Summary
The Hartford Financial Services Group, Inc. (HIG) filed an 8-K on August 11, 2006, detailing a material definitive agreement related to its 4.1% senior notes due November 16, 2008. The company entered into an Initial Remarketing Agreement with Merrill Lynch and Morgan Stanley as remarketing agents. This agreement facilitates the remarketing and interest rate reset of these senior notes, which were originally part of equity units issued in September 2002. The primary purpose of this agreement is to remarket the senior notes at a price approximately 100.50% of a specified Treasury portfolio purchase price. The remarketing agents will earn a fee based on this price, and importantly, The Hartford will not receive any proceeds from this remarketing. The filing also includes standard provisions such as representations, warranties, covenants, and indemnification clauses for the remarketing agents.
Key Highlights
- 1Entry into an Initial Remarketing Agreement for 4.1% senior notes due November 16, 2008.

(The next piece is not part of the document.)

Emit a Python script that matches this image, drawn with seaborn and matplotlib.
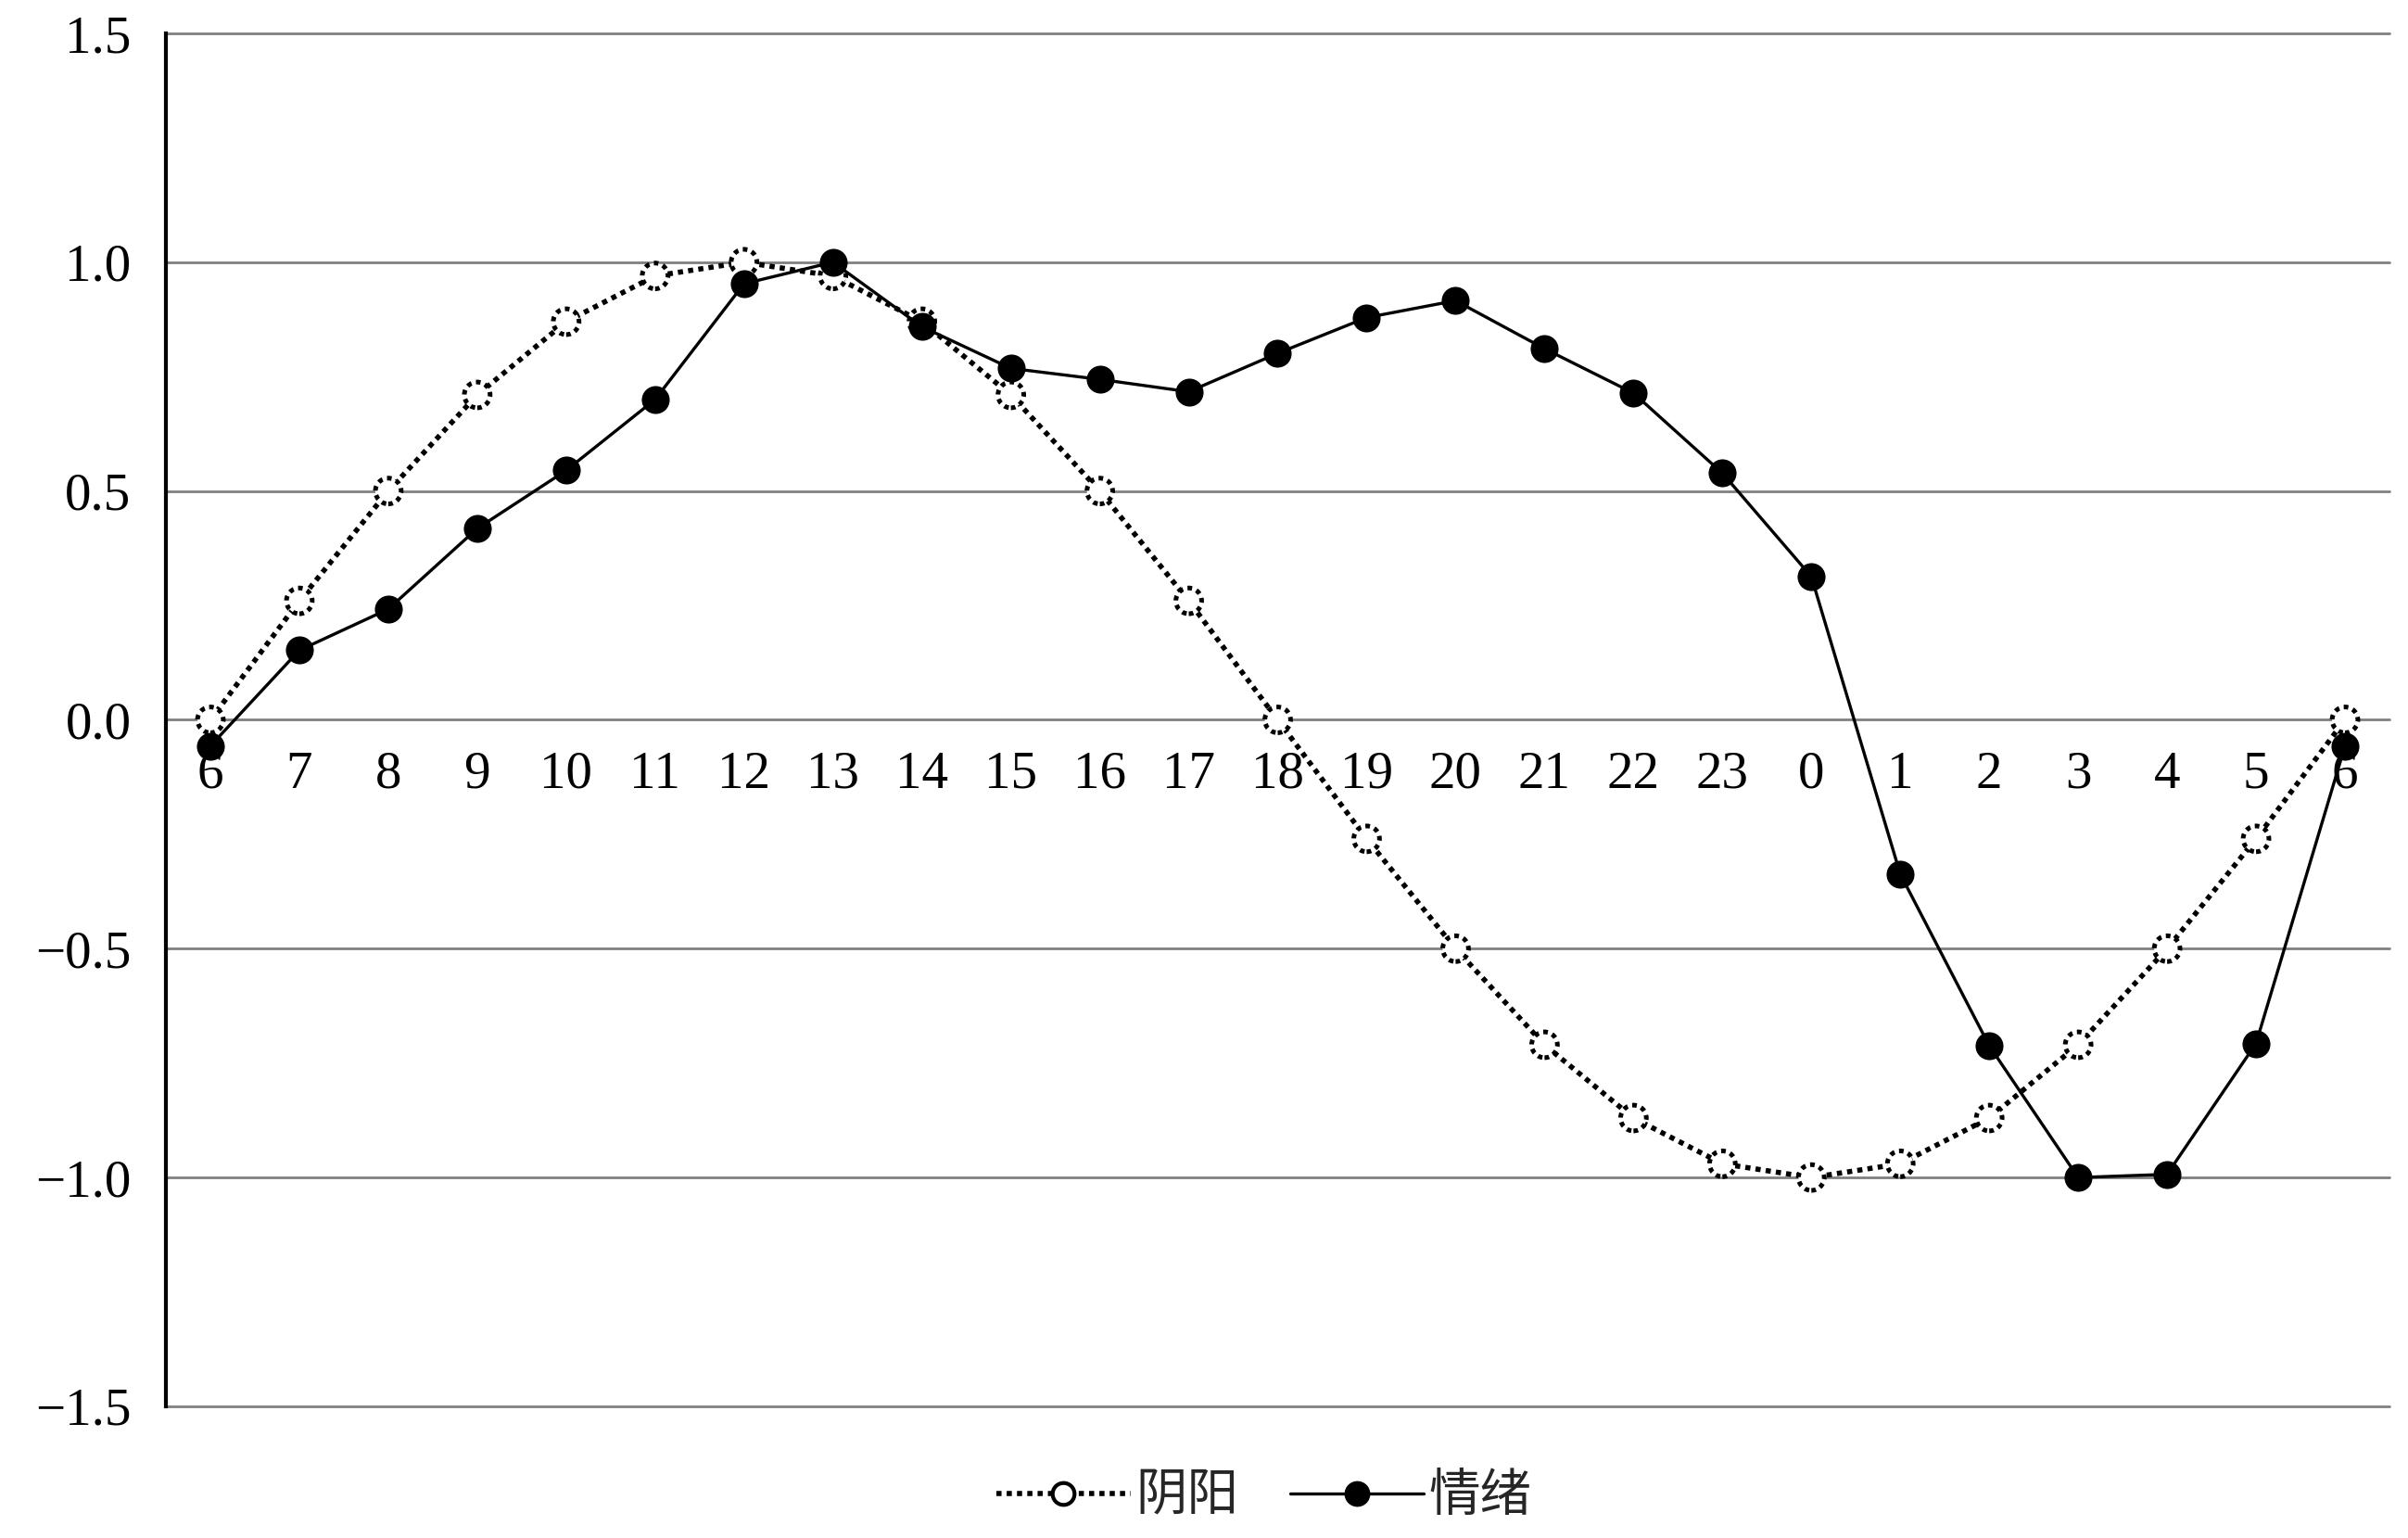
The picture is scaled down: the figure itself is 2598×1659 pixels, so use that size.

- 2Remarketing agents appointed: Merrill Lynch, Pierce, Fenner & Smith Incorporated and Morgan Stanley & Co. Incorporated.
- 3Agreement facilitates the remarketing and interest rate reset of senior notes originally part of equity units.
- 4Remarketing price expected to be approximately 100.50% of a specified U.S. Treasury securities portfolio price.
- 5The Hartford will not receive any proceeds from the remarketing of these senior notes.
- 6Remarketing agents are entitled to a remarketing fee based on the Treasury Portfolio Purchase Price.
- 7Standard representations, warranties, covenants, and indemnification for remarketing agents are included.